From this view, South Korea’s diplomatic efforts with North Korea should focus on China because “Talking to North Korea will go nowhere. Because everything will be decided in Beijing. This is part of the global strategy by the Beijing government,” Sorman argued.
US moves to contain China
Sorman, a card-carrying supporter for globalization, has never been known as a panda-hugger. And he doesn’t appreciate the way the Middle Kingdom is coming out. In fact, his book, “China: the Empire of Lies,” is a devastatingly negative treatise on the Chinese Communist Party’s rule on China.
“The Chinese behavior in global affairs has really shifted to become aggressive since about 2008. I shared this view with President Sarkozy and some U.S. officials. The Chinese are now absolutely sure that they will be the next global superpower. They are suddenly in a hurry to assemble their influence. In international negotiations, they are also very aggressive. They don’t respect the rules of international competition. They don’t respect intellectual property rights. Today, nobody dares to confront China. China can do anything,” he said.
Sorman said China’s behavior had prompted some members of the global community to form an alliance to contain its unrestrained global expansion.

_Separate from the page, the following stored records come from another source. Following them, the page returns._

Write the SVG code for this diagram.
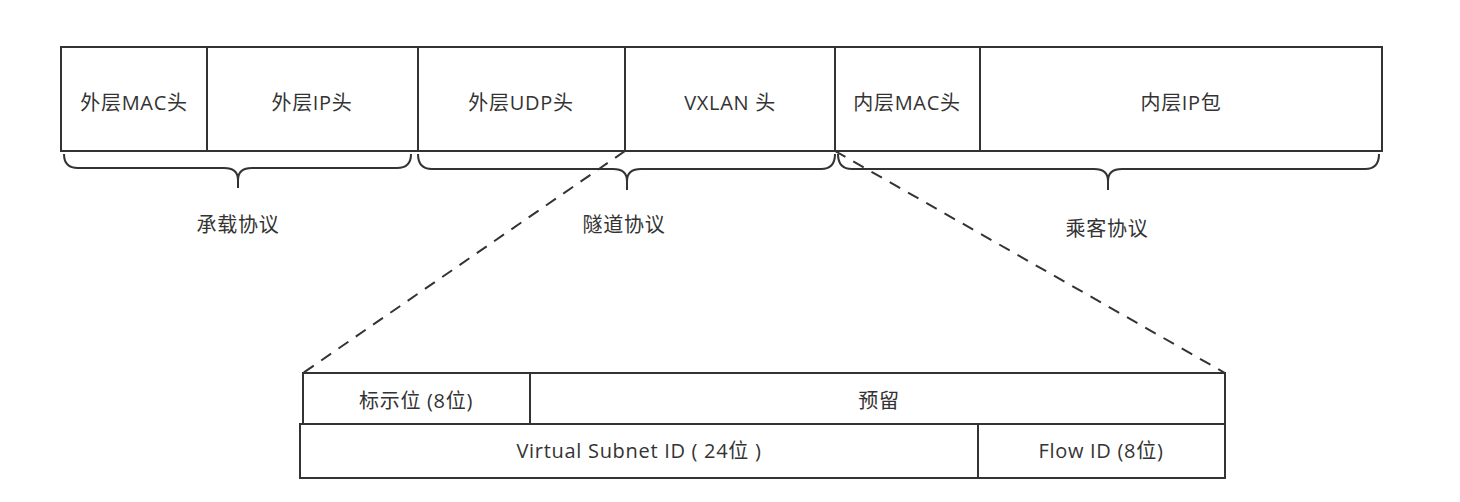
<svg xmlns="http://www.w3.org/2000/svg" width="1460" height="502" viewBox="0 0 1460 502">
<style>
.box{fill:#fff;stroke:#333;stroke-width:2}
.ln{fill:none;stroke:#333;stroke-width:2}
.br{fill:none;stroke:#333;stroke-width:2;stroke-linejoin:round}
.dash{fill:none;stroke:#333;stroke-width:2;stroke-dasharray:12 9}
text{font-family:"Open Sans","Noto Sans CJK SC","Microsoft YaHei",sans-serif;font-size:20px;letter-spacing:0.7px;fill:#333;text-anchor:middle;dominant-baseline:central}
</style>
<rect width="1460" height="502" fill="#fff"/>
<g id="connectors">
<line class="dash" x1="625" y1="151" x2="303" y2="373"/>
<line class="dash" x1="835" y1="151" x2="1225" y2="373"/>
</g>
<g id="header-row">
<rect class="box" x="61" y="47" width="1321" height="104"/>
<line class="ln" x1="207" y1="47" x2="207" y2="151"/>
<line class="ln" x1="418" y1="47" x2="418" y2="151"/>
<line class="ln" x1="625" y1="47" x2="625" y2="151"/>
<line class="ln" x1="835" y1="47" x2="835" y2="151"/>
<line class="ln" x1="980" y1="47" x2="980" y2="151"/>
</g>
<g id="outer-mac"><text x="134" y="102">外层MAC头</text></g>
<g id="outer-ip"><text x="312" y="102">外层IP头</text></g>
<g id="outer-udp"><text x="521" y="102">外层UDP头</text></g>
<g id="vxlan"><text x="730" y="102">VXLAN 头</text></g>
<g id="inner-mac"><text x="907" y="102">内层MAC头</text></g>
<g id="inner-ip"><text x="1181" y="102">内层IP包</text></g>
<g id="brace-carrier">
<path class="br" d="M64,154 Q64,168 78,168 L224,168 Q238,168 238,180 L238,188 M238,180 Q238,168 252,168 L397,168 Q411,168 411,154"/>
<text x="238" y="224">承载协议</text>
</g>
<g id="brace-tunnel">
<path class="br" d="M418,154 Q418,169 432,169 L613,169 Q627,169 627,181 L627,190 M627,181 Q627,169 641,169 L821,169 Q835,169 835,154"/>
<text x="624" y="224">隧道协议</text>
</g>
<g id="brace-passenger">
<path class="br" d="M838,154 Q838,169 852,169 L1094,169 Q1108,169 1108,181 L1108,190 M1108,181 Q1108,169 1122,169 L1365,169 Q1379,169 1379,154"/>
<text x="1107" y="228">乘客协议</text>
</g>
<g id="vxlan-row1">
<rect class="box" x="303" y="373" width="922" height="51"/>
<line class="ln" x1="530" y1="373" x2="530" y2="424"/>
</g>
<g id="flag"><text x="416" y="400">标示位 (8位)</text></g>
<g id="reserved"><text x="879" y="400">预留</text></g>
<g id="vxlan-row2">
<rect class="box" x="300" y="424" width="925" height="54"/>
<line class="ln" x1="978" y1="424" x2="978" y2="478"/>
</g>
<g id="vsid"><text x="639" y="450">Virtual Subnet ID ( 24位 )</text></g>
<g id="flowid"><text x="1101" y="450">Flow ID (8位)</text></g>
</svg>
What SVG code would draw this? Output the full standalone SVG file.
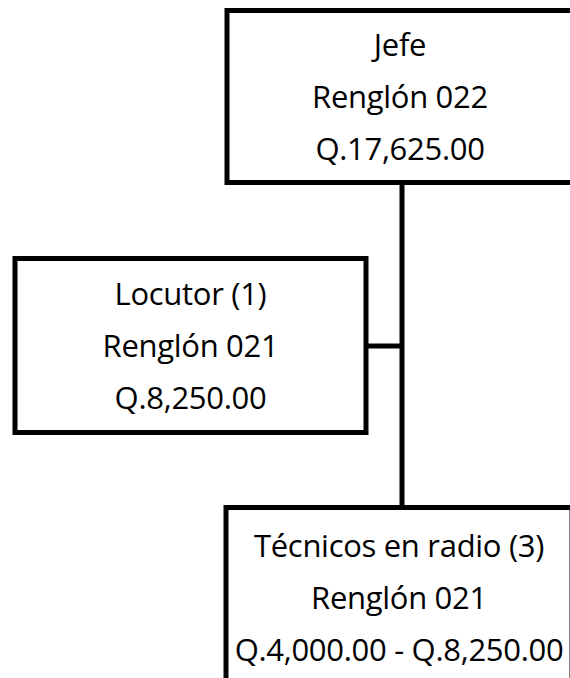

“There is an agreement now among Europe, the U.S., India and Japan to go into the direction of containing China. This doesn’t mean a war. But China has to understand it has to respect the international rules. If not, there will be negative consequences starting from the economic exchange front,” he said.
Since the Cheonan incident, the U.S. and South Korea have bolstered their security relationship, staging massive naval drills in a show of deterrence against North Korea.
The military exercises came on the heels of the visits by Hillary Clinton, U.S. secretary of state, to hot spots in Asia, including Pakistan, Afghanistan, South Korea and Vietnam.
China’s state media mulled over the fact that the dots connecting these countries’ capitals formed a box that surrounds China.
During her Asia visit, Clinton also said that the U.S. has a “national interest” in the dispute over the South China Sea, a resource-rich area for which China competes with a number of South Asian countries in territorial claims.
Washington’s first-ever wading into the South China Sea dispute, and the massive military drills near China’s waters, and Clinton’s visits to the countries that encircle China, raised China’s eyebrows.
“This is coincidence, but at the same time it is not coincidence,” subtly observed the Global Times editorial writer, Lei Mo, on Tuesday, weighing in on suspicions on the American containment policy on China.
Lei preemptively said that America’s “choosing confrontation with China will not be a wise strategy,” borrowing the quote from the eminent American expert on China, Sidney Rittenberg: “If you treat China as your enemy, China will become one.”
Sorman sees that the American move to contain China has already kicked in. “I think the democratic countries understand that they should send a signal to China that it should behave according to international rules.
“China may be dangerous someday∼. The time to stop China is now.”